▶ [Exercise prompt] Begin with the line containing "Give me the Plotly source for this chart." and end with the line containing "22, 25, 22]". Give those lines again exactly, leaving out the images.
— Start of Entries supplied —
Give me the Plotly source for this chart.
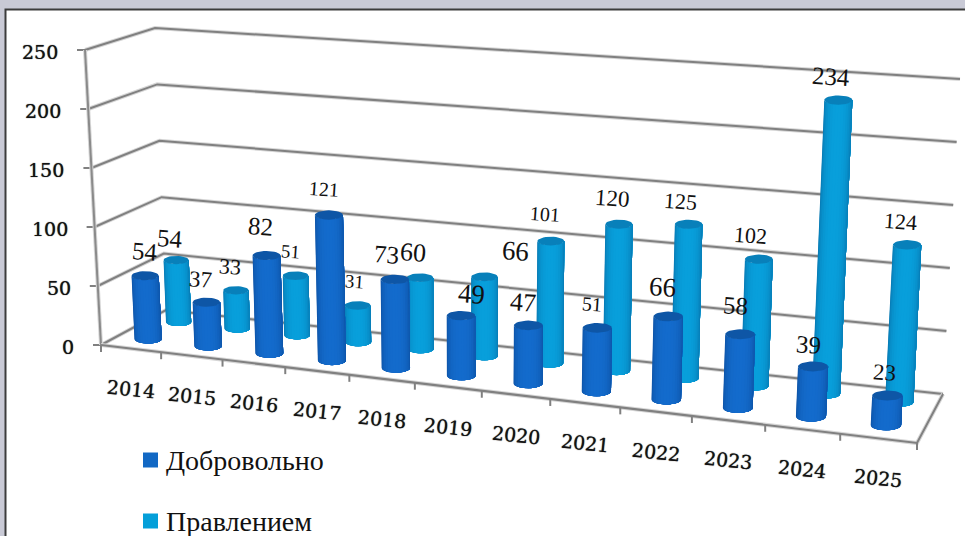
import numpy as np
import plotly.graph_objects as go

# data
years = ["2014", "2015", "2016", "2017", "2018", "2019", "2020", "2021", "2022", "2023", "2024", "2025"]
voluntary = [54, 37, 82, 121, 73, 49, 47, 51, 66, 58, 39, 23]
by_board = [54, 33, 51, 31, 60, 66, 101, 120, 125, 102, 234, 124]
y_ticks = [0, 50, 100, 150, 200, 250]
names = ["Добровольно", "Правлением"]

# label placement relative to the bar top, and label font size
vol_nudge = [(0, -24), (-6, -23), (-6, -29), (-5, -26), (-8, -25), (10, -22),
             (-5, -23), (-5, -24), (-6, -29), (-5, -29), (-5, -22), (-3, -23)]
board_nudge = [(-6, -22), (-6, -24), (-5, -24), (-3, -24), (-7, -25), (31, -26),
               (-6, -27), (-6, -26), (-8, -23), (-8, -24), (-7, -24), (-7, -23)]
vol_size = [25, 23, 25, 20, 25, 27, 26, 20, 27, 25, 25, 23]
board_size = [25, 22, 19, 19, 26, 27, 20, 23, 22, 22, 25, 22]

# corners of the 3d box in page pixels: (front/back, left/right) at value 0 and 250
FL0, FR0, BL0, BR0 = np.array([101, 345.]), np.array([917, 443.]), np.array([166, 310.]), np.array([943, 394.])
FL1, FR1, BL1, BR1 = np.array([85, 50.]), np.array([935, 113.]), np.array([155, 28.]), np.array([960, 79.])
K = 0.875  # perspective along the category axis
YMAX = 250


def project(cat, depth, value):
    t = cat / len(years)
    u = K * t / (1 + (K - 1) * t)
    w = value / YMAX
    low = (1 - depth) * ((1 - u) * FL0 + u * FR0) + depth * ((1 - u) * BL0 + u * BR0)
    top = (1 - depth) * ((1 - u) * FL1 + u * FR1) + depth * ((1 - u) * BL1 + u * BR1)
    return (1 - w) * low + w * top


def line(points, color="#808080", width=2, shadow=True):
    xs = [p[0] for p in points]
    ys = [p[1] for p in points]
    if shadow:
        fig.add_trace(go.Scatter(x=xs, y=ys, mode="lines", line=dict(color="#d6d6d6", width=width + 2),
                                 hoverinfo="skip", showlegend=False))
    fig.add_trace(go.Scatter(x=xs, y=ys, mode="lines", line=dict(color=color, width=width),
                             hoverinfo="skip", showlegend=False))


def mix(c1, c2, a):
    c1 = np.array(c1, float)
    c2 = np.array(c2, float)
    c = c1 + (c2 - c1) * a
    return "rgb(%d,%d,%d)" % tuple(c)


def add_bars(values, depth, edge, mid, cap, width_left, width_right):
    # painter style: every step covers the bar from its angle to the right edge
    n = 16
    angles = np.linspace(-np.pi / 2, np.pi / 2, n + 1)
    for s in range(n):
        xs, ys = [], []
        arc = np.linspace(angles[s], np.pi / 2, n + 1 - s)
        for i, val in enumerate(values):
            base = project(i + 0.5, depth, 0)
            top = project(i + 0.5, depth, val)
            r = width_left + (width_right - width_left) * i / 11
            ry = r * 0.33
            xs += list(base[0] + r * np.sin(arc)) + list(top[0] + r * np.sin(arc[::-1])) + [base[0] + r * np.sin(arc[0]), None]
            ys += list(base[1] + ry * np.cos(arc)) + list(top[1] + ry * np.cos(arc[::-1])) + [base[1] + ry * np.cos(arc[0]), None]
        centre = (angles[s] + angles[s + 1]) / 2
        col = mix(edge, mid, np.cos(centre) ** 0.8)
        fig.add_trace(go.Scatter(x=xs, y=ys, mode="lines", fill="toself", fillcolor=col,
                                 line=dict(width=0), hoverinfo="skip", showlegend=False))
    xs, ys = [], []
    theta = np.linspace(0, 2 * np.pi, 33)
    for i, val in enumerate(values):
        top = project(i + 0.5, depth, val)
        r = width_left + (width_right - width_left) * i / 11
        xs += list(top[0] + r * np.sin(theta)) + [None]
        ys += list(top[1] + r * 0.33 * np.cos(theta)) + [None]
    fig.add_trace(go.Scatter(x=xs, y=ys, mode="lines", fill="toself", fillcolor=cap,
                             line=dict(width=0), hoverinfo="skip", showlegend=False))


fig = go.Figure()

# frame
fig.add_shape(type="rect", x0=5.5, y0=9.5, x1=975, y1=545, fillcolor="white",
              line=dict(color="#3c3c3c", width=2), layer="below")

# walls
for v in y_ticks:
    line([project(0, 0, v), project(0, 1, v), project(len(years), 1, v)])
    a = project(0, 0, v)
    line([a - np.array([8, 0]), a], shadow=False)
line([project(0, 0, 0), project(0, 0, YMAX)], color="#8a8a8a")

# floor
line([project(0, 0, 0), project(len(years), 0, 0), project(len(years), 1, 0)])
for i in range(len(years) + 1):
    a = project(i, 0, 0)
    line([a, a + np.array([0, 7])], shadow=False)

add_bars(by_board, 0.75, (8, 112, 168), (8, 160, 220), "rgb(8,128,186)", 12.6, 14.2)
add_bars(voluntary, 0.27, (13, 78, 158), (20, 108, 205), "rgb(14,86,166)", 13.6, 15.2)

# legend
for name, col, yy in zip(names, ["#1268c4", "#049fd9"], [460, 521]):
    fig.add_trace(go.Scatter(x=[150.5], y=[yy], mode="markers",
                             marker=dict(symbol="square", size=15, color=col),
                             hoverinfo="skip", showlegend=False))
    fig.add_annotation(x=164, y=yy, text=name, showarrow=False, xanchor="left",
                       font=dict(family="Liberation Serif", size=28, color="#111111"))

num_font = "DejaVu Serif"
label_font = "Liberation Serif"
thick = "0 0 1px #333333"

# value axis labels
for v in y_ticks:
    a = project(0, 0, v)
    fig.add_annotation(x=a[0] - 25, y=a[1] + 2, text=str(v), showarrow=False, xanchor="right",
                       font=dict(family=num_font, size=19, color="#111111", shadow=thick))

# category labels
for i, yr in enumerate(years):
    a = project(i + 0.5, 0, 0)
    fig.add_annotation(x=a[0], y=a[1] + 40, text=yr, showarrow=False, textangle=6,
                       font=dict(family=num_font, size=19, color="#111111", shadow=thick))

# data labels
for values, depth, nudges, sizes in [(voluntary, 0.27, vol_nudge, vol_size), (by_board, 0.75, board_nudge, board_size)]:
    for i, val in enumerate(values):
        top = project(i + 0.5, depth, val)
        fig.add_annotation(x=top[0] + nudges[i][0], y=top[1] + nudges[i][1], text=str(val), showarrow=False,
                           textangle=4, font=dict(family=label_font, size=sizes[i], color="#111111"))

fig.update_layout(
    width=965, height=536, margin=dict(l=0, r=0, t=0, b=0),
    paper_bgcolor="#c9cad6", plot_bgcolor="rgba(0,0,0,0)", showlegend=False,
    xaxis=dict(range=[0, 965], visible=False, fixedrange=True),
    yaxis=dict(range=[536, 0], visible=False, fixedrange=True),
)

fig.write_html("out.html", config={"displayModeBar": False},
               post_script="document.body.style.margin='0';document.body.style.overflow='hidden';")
— End of Entries supplied —
— Start of Entries supplied —
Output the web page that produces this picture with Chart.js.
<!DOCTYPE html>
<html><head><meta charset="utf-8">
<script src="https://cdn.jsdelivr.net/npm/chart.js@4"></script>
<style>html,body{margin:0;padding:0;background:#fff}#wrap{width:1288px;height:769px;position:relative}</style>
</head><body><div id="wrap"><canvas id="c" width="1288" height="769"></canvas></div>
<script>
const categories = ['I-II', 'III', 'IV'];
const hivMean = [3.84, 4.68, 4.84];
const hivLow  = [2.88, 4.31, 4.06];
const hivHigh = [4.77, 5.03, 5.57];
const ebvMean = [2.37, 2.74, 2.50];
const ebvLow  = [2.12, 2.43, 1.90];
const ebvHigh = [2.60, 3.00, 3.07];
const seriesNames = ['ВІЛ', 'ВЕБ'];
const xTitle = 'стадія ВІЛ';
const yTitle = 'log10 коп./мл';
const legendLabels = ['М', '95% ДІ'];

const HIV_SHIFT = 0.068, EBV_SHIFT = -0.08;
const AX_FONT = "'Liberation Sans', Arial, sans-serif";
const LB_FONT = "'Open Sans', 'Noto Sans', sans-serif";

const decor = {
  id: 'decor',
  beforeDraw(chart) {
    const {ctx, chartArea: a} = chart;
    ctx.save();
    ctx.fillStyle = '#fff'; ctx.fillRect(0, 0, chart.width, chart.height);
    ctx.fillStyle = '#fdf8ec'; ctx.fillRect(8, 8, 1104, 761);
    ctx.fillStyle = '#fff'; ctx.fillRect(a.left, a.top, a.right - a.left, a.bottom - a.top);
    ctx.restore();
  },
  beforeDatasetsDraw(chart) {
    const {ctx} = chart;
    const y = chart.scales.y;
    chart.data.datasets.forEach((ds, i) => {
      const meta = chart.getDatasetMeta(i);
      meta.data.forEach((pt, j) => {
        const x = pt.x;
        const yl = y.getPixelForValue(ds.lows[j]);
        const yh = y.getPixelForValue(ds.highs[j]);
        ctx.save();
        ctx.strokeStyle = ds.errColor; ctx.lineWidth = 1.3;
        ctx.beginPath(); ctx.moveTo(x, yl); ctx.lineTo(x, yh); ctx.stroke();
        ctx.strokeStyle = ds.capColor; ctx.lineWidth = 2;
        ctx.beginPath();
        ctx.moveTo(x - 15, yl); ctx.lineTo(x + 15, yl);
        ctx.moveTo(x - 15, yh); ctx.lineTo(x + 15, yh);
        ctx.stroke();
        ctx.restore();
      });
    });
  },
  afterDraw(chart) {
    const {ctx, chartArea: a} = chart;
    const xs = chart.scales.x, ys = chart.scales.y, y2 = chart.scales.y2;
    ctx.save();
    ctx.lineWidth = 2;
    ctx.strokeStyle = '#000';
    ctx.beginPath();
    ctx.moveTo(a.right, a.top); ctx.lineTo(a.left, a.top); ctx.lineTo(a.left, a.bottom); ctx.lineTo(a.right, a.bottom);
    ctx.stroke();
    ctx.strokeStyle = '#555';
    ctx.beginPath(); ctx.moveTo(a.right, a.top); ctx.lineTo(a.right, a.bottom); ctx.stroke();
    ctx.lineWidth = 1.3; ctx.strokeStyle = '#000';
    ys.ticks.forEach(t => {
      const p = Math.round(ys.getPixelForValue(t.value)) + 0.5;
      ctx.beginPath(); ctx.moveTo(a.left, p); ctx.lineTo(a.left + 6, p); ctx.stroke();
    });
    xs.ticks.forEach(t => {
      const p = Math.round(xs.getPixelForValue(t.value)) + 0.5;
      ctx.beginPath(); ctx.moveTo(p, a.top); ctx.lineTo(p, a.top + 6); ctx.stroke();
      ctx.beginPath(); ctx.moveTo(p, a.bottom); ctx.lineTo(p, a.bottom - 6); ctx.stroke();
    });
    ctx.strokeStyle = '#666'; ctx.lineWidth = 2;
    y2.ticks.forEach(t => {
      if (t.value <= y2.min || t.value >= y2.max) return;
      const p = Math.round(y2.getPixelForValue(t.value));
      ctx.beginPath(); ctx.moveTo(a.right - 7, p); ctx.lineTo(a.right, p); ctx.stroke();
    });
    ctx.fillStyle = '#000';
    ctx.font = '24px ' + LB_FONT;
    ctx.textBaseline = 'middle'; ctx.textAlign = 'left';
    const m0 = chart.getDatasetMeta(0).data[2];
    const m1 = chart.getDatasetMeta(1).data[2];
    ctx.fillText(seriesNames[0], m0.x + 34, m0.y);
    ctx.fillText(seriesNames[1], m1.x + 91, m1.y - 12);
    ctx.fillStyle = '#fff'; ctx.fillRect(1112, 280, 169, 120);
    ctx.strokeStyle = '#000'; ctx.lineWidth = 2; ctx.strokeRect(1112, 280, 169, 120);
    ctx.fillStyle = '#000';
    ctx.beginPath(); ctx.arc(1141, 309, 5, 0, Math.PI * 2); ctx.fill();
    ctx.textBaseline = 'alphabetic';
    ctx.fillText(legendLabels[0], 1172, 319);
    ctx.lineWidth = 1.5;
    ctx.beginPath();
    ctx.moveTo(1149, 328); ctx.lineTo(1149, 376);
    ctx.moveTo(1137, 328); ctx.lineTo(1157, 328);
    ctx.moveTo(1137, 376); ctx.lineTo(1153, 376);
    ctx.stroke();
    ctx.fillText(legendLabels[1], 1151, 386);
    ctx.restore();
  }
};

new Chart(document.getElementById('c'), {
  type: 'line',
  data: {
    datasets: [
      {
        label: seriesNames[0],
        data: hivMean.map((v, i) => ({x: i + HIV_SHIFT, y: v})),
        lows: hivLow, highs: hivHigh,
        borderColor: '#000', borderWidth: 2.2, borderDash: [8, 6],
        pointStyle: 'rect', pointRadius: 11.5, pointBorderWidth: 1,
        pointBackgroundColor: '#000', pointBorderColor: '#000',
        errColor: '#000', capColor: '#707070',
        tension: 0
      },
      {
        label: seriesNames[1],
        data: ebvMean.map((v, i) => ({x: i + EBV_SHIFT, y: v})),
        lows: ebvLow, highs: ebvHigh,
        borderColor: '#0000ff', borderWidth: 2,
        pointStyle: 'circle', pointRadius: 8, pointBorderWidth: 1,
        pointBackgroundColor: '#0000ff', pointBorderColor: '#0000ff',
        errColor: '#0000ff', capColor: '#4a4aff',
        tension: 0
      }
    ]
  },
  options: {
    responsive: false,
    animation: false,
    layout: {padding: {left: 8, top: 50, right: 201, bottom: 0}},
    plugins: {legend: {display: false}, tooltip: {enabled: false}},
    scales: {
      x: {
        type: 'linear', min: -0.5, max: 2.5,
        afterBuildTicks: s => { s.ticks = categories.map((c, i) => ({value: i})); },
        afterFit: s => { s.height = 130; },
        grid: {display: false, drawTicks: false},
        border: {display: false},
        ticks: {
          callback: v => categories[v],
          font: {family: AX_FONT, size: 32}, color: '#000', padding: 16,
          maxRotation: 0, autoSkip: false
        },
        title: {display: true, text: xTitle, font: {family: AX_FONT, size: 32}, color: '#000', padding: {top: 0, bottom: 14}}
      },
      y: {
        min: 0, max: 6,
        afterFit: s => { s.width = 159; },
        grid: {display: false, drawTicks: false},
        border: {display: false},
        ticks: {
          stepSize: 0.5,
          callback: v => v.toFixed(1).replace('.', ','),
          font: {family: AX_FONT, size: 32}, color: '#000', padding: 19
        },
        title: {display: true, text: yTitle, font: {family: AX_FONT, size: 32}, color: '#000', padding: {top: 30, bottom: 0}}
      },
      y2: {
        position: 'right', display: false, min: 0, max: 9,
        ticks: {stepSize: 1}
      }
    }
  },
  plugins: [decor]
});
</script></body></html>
— End of Entries supplied —
▶ [Reply]
Give me the Plotly source for this chart.
import numpy as np
import plotly.graph_objects as go

# data
years = ["2014", "2015", "2016", "2017", "2018", "2019", "2020", "2021", "2022", "2023", "2024", "2025"]
voluntary = [54, 37, 82, 121, 73, 49, 47, 51, 66, 58, 39, 23]
by_board = [54, 33, 51, 31, 60, 66, 101, 120, 125, 102, 234, 124]
y_ticks = [0, 50, 100, 150, 200, 250]
names = ["Добровольно", "Правлением"]

# label placement relative to the bar top, and label font size
vol_nudge = [(0, -24), (-6, -23), (-6, -29), (-5, -26), (-8, -25), (10, -22),
             (-5, -23), (-5, -24), (-6, -29), (-5, -29), (-5, -22), (-3, -23)]
board_nudge = [(-6, -22), (-6, -24), (-5, -24), (-3, -24), (-7, -25), (31, -26),
               (-6, -27), (-6, -26), (-8, -23), (-8, -24), (-7, -24), (-7, -23)]
vol_size = [25, 23, 25, 20, 25, 27, 26, 20, 27, 25, 25, 23]
board_size = [25, 22, 19, 19, 26, 27, 20, 23, 22, 22, 25, 22]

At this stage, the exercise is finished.